My grandma would order me chocolate milk and then would top it off from her coffee cup. Delicious 'coffee milk' we called it and as a child I thought it was a magical creation born solely of my grandma's awesome genius.
My pappy would always order blueberry pancake pigs in a blanket, which made me laugh and grossed me out all at once.
My grandma and I would split a giant omelet, hashbrowns and 3 buttermilk pancakes. The waitress would bring out the plates with the food and then set two delicate dessert plates in front of us so we could serve ourselves from the mass of breakfast mess. My grandma would have butter and maple syrup, I would have blackberry syrup and no butter (my momma told me as a child that if you never used butter, you would never miss it when you were older, I believed her, never used it and still miss it).

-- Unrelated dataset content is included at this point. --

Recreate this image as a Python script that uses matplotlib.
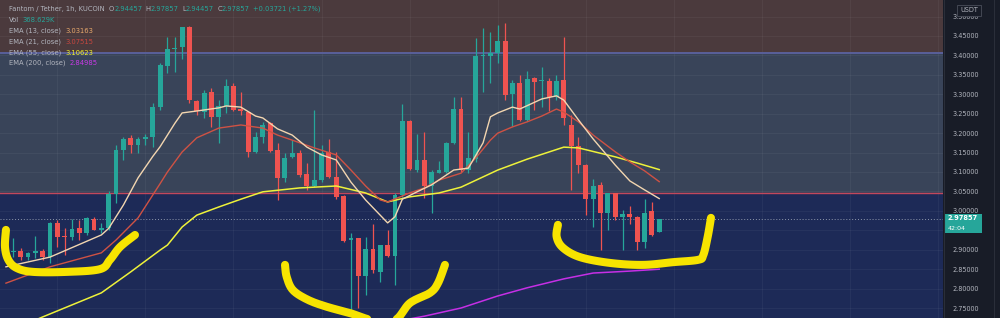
import numpy as np
import matplotlib
matplotlib.use('Agg')
import matplotlib.pyplot as plt
from matplotlib.patches import Rectangle
from matplotlib.lines import Line2D

# ---------------- data ----------------
opens = [2.895, 2.893, 2.897, 2.880, 2.891, 2.897, 2.880, 2.968, 2.935, 2.934,
         2.955, 2.942, 2.979, 2.951, 2.955, 3.043, 3.157, 3.188, 3.170, 3.184,
         3.189, 3.266, 3.374, 3.416, 3.422, 3.474, 3.283, 3.255, 3.305, 3.242,
         3.270, 3.322, 3.262, 3.255, 3.152, 3.189, 3.225, 3.157, 3.084, 3.138,
         3.150, 3.095, 3.064, 3.079, 3.152, 3.088, 3.039, 2.925, 2.929, 2.832,
         2.903, 2.8435, 2.912, 2.884, 3.041, 3.232, 3.105, 3.131, 3.065, 3.098,
         3.101, 3.1755, 3.263, 3.105, 3.134, 3.398, 3.3985, 3.405, 3.438, 3.300,
         3.330, 3.234, 3.341, 3.334, 3.333, 3.294, 3.337, 3.221, 3.167, 3.118,
         3.0305, 3.0665, 2.9936, 3.045, 2.985, 2.992, 2.985, 2.921, 2.9996, 2.94457]
highs = [2.910, 2.930, 2.905, 2.895, 2.935, 2.903, 2.972, 2.976, 2.957, 2.979,
         2.976, 2.985, 2.983, 2.968, 3.052, 3.170, 3.191, 3.195, 3.189, 3.199,
         3.277, 3.380, 3.448, 3.448, 3.474, 3.476, 3.285, 3.311, 3.315, 3.285,
         3.3385, 3.328, 3.307, 3.257, 3.204, 3.2295, 3.2295, 3.174, 3.148, 3.182,
         3.157, 3.122, 3.260, 3.170, 3.184, 3.152, 3.040, 2.942, 2.930, 2.934,
         2.966, 2.913, 2.952, 3.045, 3.275, 3.234, 3.197, 3.202, 3.105, 3.129,
         3.178, 3.292, 3.294, 3.204, 3.444, 3.470, 3.461, 3.478, 3.484, 3.337,
         3.350, 3.361, 3.344, 3.371, 3.341, 3.350, 3.448, 3.247, 3.191, 3.120,
         3.081, 3.075, 3.047, 3.047, 3.002, 3.0125, 2.987, 3.030, 3.024, 2.97857]
lows = [2.882, 2.880, 2.873, 2.874, 2.878, 2.874, 2.865, 2.908, 2.886, 2.925,
        2.925, 2.938, 2.950, 2.942, 2.951, 3.019, 3.131, 3.148, 3.148, 3.170,
        3.165, 3.260, 3.354, 3.358, 3.390, 3.277, 3.247, 3.238, 3.217, 3.174,
        3.251, 3.257, 3.247, 3.139, 3.148, 3.174, 3.152, 3.028, 3.075, 3.135,
        3.088, 3.054, 3.062, 3.075, 3.084, 3.030, 2.921, 2.741, 2.749, 2.784,
        2.839, 2.818, 2.882, 2.809, 3.036, 3.105, 3.101, 3.032, 2.994, 3.097,
        3.097, 3.172, 3.101, 3.097, 3.127, 3.307, 3.328, 3.380, 3.285, 3.218,
        3.232, 3.232, 3.259, 3.268, 3.257, 3.285, 3.221, 3.054, 3.097, 2.989,
        2.959, 2.899, 2.951, 2.9765, 2.899, 2.966, 2.899, 2.904, 2.935, 2.94457]
closes = [2.897, 2.897, 2.880, 2.891, 2.897, 2.880, 2.970, 2.934, 2.933, 2.954,
          2.942, 2.981, 2.952, 2.957, 3.043, 3.157, 3.184, 3.170, 3.184, 3.189,
          3.268, 3.375, 3.416, 3.419, 3.472, 3.285, 3.257, 3.304, 3.241, 3.270,
          3.321, 3.2595, 3.257, 3.152, 3.191, 3.221, 3.155, 3.084, 3.136, 3.150,
          3.092, 3.064, 3.079, 3.148, 3.088, 3.0365, 2.923, 2.929, 2.832, 2.903,
          2.848, 2.912, 2.884, 3.041, 3.232, 3.107, 3.131, 3.065, 3.101, 3.105,
          3.1755, 3.261, 3.105, 3.136, 3.3985, 3.401, 3.405, 3.438, 3.298, 3.330,
          3.234, 3.339, 3.332, 3.336, 3.294, 3.334, 3.238, 3.167, 3.118, 3.0296,
          3.0648, 2.9936, 3.045, 2.985, 2.991, 2.983, 2.921, 2.9953, 2.938, 2.97857]

ema13_i = [0, 6, 13, 14, 16, 18, 20, 21, 22, 23, 24, 26, 29, 30, 32, 34, 35, 37, 39, 41, 43, 45,
           47, 49, 52, 53, 54, 56, 58, 61, 63, 65, 66, 67, 69, 70, 73, 75, 76, 78, 80, 83, 85, 87, 89]
ema13_v = [2.856, 2.881, 2.938, 2.955, 3.015, 3.085, 3.140, 3.165, 3.195, 3.225, 3.252, 3.257,
           3.265, 3.270, 3.267, 3.244, 3.239, 3.211, 3.195, 3.164, 3.144, 3.131, 3.074, 3.028,
           2.969, 2.985, 3.030, 3.049, 3.067, 3.105, 3.110, 3.175, 3.242, 3.252, 3.267, 3.262,
           3.288, 3.296, 3.285, 3.234, 3.185, 3.118, 3.077, 3.054, 3.03163]
ema21_i = [0, 6, 13, 15, 18, 21, 22, 24, 26, 29, 32, 35, 37, 39, 42, 45, 47, 49, 51, 52, 55,
           57, 59, 62, 64, 66, 67, 69, 71, 73, 75, 76, 78, 80, 83, 85, 87, 89]
ema21_v = [2.814, 2.856, 2.892, 2.925, 2.982, 3.070, 3.100, 3.1515, 3.188, 3.213, 3.221, 3.213,
           3.195, 3.182, 3.162, 3.144, 3.105, 3.064, 3.028, 3.023, 3.046, 3.059, 3.079, 3.097,
           3.136, 3.182, 3.200, 3.216, 3.229, 3.244, 3.262, 3.254, 3.229, 3.195, 3.152, 3.126,
           3.103, 3.07515]
ema55_i = [4, 5, 13, 17, 21, 22, 24, 26, 29, 32, 35, 40, 45, 49, 52, 55, 59, 62, 67, 71, 76,
           78, 83, 86, 89]
ema55_v = [2.719, 2.727, 2.789, 2.843, 2.899, 2.912, 2.9585, 2.989, 3.010, 3.030, 3.049, 3.059,
           3.064, 3.046, 3.023, 3.036, 3.046, 3.061, 3.105, 3.133, 3.164, 3.162, 3.139, 3.123,
           3.10623]
ema200_i = [53, 55, 57, 62, 67, 71, 76, 80, 85, 89]
ema200_v = [2.716, 2.722, 2.729, 2.750, 2.781, 2.802, 2.825, 2.840, 2.845, 2.84985]

price_ticks = [2.75, 2.80, 2.85, 2.90, 2.95, 3.00, 3.05, 3.10, 3.15, 3.20,
               3.25, 3.30, 3.35, 3.40, 3.45, 3.50]
hidden_tick = 2.95   # covered by the last-price tag
zone_top = 3.406
zone_bottom = 3.045

# hand-drawn highlight strokes (candle index, price)
mark1_x = [0.0, -0.13, 0.32, 1.46, 3.68, 8.32, 12.81, 14.17, 15.54, 17.58]
mark1_y = [2.951, 2.907, 2.874, 2.853, 2.843, 2.843, 2.850, 2.874, 2.907, 2.938]
mark2_x = [38.02, 38.25, 39.1, 41.15, 43.74, 46.87, 49.87, 53.0, 55.05, 57.77, 58.86, 59.81]
mark2_y = [2.861, 2.830, 2.796, 2.771, 2.753, 2.737, 2.719, 2.719, 2.763, 2.789, 2.814, 2.861]
mark3_x = [75.2, 75.03, 75.89, 78.2, 82.3, 86.8, 90.9, 94.3, 95.0, 95.6, 96.05]
mark3_y = [2.964, 2.933, 2.905, 2.881, 2.866, 2.861, 2.868, 2.874, 2.886, 2.933, 2.982]

# ---------------- style ----------------
W, H = 1000, 318
C_TOP = '#4b3a3d'
C_MID = '#394459'
C_BOT = '#1d2a57'
C_AXBG = '#181c27'
TEAL = '#26a69a'
RED = '#ef5350'
GRAY = '#b2b5be'

fig = plt.figure(figsize=(W / 100, H / 100), dpi=100)
fig.patch.set_facecolor(C_AXBG)
ax = fig.add_axes([0, 0, 943 / W, 1])
ax.set_xlim(-0.81, 127.66)
ax.set_ylim(2.7243, 3.5426)
for s in ax.spines.values():
    s.set_visible(False)

ax.axhspan(zone_top, 4.0, color=C_TOP, zorder=0)
ax.axhspan(zone_bottom, zone_top, color=C_MID, zorder=0)
ax.axhspan(2.0, zone_bottom, color=C_BOT, zorder=0)

for t in price_ticks:
    ax.axhline(t, color='white', alpha=0.045, lw=0.7, zorder=0.5)
for g in range(7, 128, 12):
    ax.axvline(g, color='white', alpha=0.045, lw=0.7, zorder=0.5)

ax.axhline(zone_top, color='#5b62a0', lw=1.3, zorder=1)
ax.axhline(zone_bottom, color='#c2485c', lw=1.0, zorder=1)

idx = np.arange(len(closes))
o = np.array(opens); c = np.array(closes)
cols = [TEAL if cc >= oo else RED for oo, cc in zip(o, c)]
ax.vlines(idx, lows, highs, colors=cols, lw=0.9, zorder=3)
heights = np.maximum(np.abs(c - o), 0.0025)
bottoms = np.minimum(o, c)
ax.bar(idx, heights, bottom=bottoms, width=0.66, color=cols, linewidth=0, zorder=3.1)

ax.axhline(closes[-1], color='#8f98ab', lw=0.7, ls=(0, (1, 2)), zorder=2.5)

ax.plot(ema200_i, ema200_v, color='#c62fe6', lw=1.1, zorder=4)
ax.plot(ema55_i, ema55_v, color='#eef23a', lw=1.1, zorder=4)
ax.plot(ema21_i, ema21_v, color='#cf5244', lw=1.0, zorder=4)
ax.plot(ema13_i, ema13_v, color='#f3d6b0', lw=1.0, zorder=4)


def smooth(xs, ys, n=12):
    pts = np.column_stack([xs, ys]).astype(float)
    p = np.vstack([pts[0], pts, pts[-1]])
    out = []
    t = np.linspace(0, 1, n, endpoint=False)[:, None]
    for k in range(1, len(p) - 2):
        p0, p1, p2, p3 = p[k - 1], p[k], p[k + 1], p[k + 2]
        seg = 0.5 * ((2 * p1) + (-p0 + p2) * t + (2 * p0 - 5 * p1 + 4 * p2 - p3) * t ** 2
                     + (-p0 + 3 * p1 - 3 * p2 + p3) * t ** 3)
        out.append(seg)
    out.append(pts[-1][None])
    return np.vstack(out)


for mx, my in [(mark1_x, mark1_y), (mark2_x, mark2_y), (mark3_x, mark3_y)]:
    sp = smooth(mx, my)
    ax.plot(sp[:, 0], sp[:, 1], color='#f7e400', lw=5.8, solid_capstyle='round',
            solid_joinstyle='round', zorder=6)

ax.set_xticks([])
ax.yaxis.tick_right()
ax.set_yticks(price_ticks)
ax.set_yticklabels(['' if abs(t - hidden_tick) < 1e-9 else f'{t:.5f}' for t in price_ticks])
ax.tick_params(axis='y', length=0, pad=6.5, labelsize=4.7, labelcolor=GRAY)

# axis separators
fig.add_artist(Line2D([943.5 / W] * 2, [0, 1], color='#2a2e39', lw=0.8))
fig.add_artist(Line2D([993.5 / W] * 2, [0, 1], color='#2a2e39', lw=0.8))

# USDT tag
fig.add_artist(Rectangle((957 / W, 1 - 16 / H), 24 / W, 11 / H, transform=fig.transFigure,
                         facecolor=C_AXBG, edgecolor='#4a4e5a', lw=0.6))
fig.text(969 / W, 1 - 10.5 / H, 'USDT', color=GRAY, fontsize=4.7, ha='center', va='center')

# last price tag
fig.add_artist(Rectangle((945 / W, 1 - 233 / H), 37 / W, 19 / H, transform=fig.transFigure,
                         facecolor=TEAL, edgecolor='none'))
fig.text(948 / W, 1 - 218.5 / H, f'{closes[-1]:.5f}', color='white', fontsize=4.8,
         fontweight='bold', va='center', ha='left')
fig.text(948 / W, 1 - 229 / H, '42:04', color='white', fontsize=4.5, va='center', ha='left')

# legend rows
FS = 4.9


def row(parts, x, y):
    first = parts[0]
    prev = fig.text(x / W, 1 - y / H, first[0], color=first[1], fontsize=FS,
                    va='center', ha='left')
    for s, col, gap in parts[1:]:
        prev = ax.annotate(s, xy=(1, 0), xycoords=prev, xytext=(gap, 0),
                           textcoords='offset points', ha='left', va='bottom',
                           color=col, fontsize=FS)


row([('Fantom / Tether, 1h, KUCOIN', GRAY), ('O', GRAY, 3.2), ('2.94457', TEAL, 0),
     ('H', GRAY, 2.5), ('2.97857', TEAL, 0), ('L', GRAY, 2.5), ('2.94457', TEAL, 0),
     ('C', GRAY, 2.5), ('2.97857', TEAL, 0), ('+0.03721 (+1.27%)', TEAL, 2.5)], 9, 9)
row([('Vol', GRAY), ('368.629K', TEAL, 2.5)], 9, 20)
row([('EMA (13, close)', GRAY), ('3.03163', '#e8a96c', 3.0)], 9, 31)
row([('EMA (21, close)', GRAY), ('3.07515', '#c8473f', 3.0)], 9, 42)
row([('EMA (55, close)', GRAY), ('3.10623', '#f5f52a', 3.0)], 9, 52.5)
row([('EMA (200, close)', GRAY), ('2.84985', '#c83ae6', 3.0)], 9, 63)

fig.savefig('out.png', dpi=100, facecolor=fig.get_facecolor())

I reveled in the fact that I got these two wonderful people all to myself for that short time at the restaurant every Sunday morning. Perched high in the giant wooden booth, garlands of cheap and dusty cloth flowers hanging on the paneled walls next to us, I would pretend that I was an only child and that I would stay with my grandparents forever...
No baby siblings, no tired mommas, no daddys to miss. Just me and my Pappy's jolly round belly, my grandma's elegant red nails, eggs and coffee milk.
Today we had late lunch at Perkins. Jeremiah ordered pop (he's such a bad boy). I had regular coffee, no milk.
Elijah and I split an omelet, hashbrowns and three buttermilk pancakes. I had to ask the waitress for an extra plate. Elijah ate most of the pancakes, with butter and maple syrup.
I kept waiting for some of the magic to be back.
While we were leaving the restaurant I imagined for one moment getting in to my grandparent's old red Grand Am (my Pappy loved that car), my Pappy hoisting me onto the grey velvety seats and then my Grandma ducking into the back seat to belt me in. She would smooth down my hair, tuck my dress down around my legs and remind me to sit 'like a lady'.
Jeremiah and I put Elijah into his car seat. We got into the car, Jeremiah in the driver's seat and me in the passenger side and set out onto the rainy highway.
As we drove away the magic tingle left my skull and I was once again adult Me, with only memories to cloud the experiences at hand.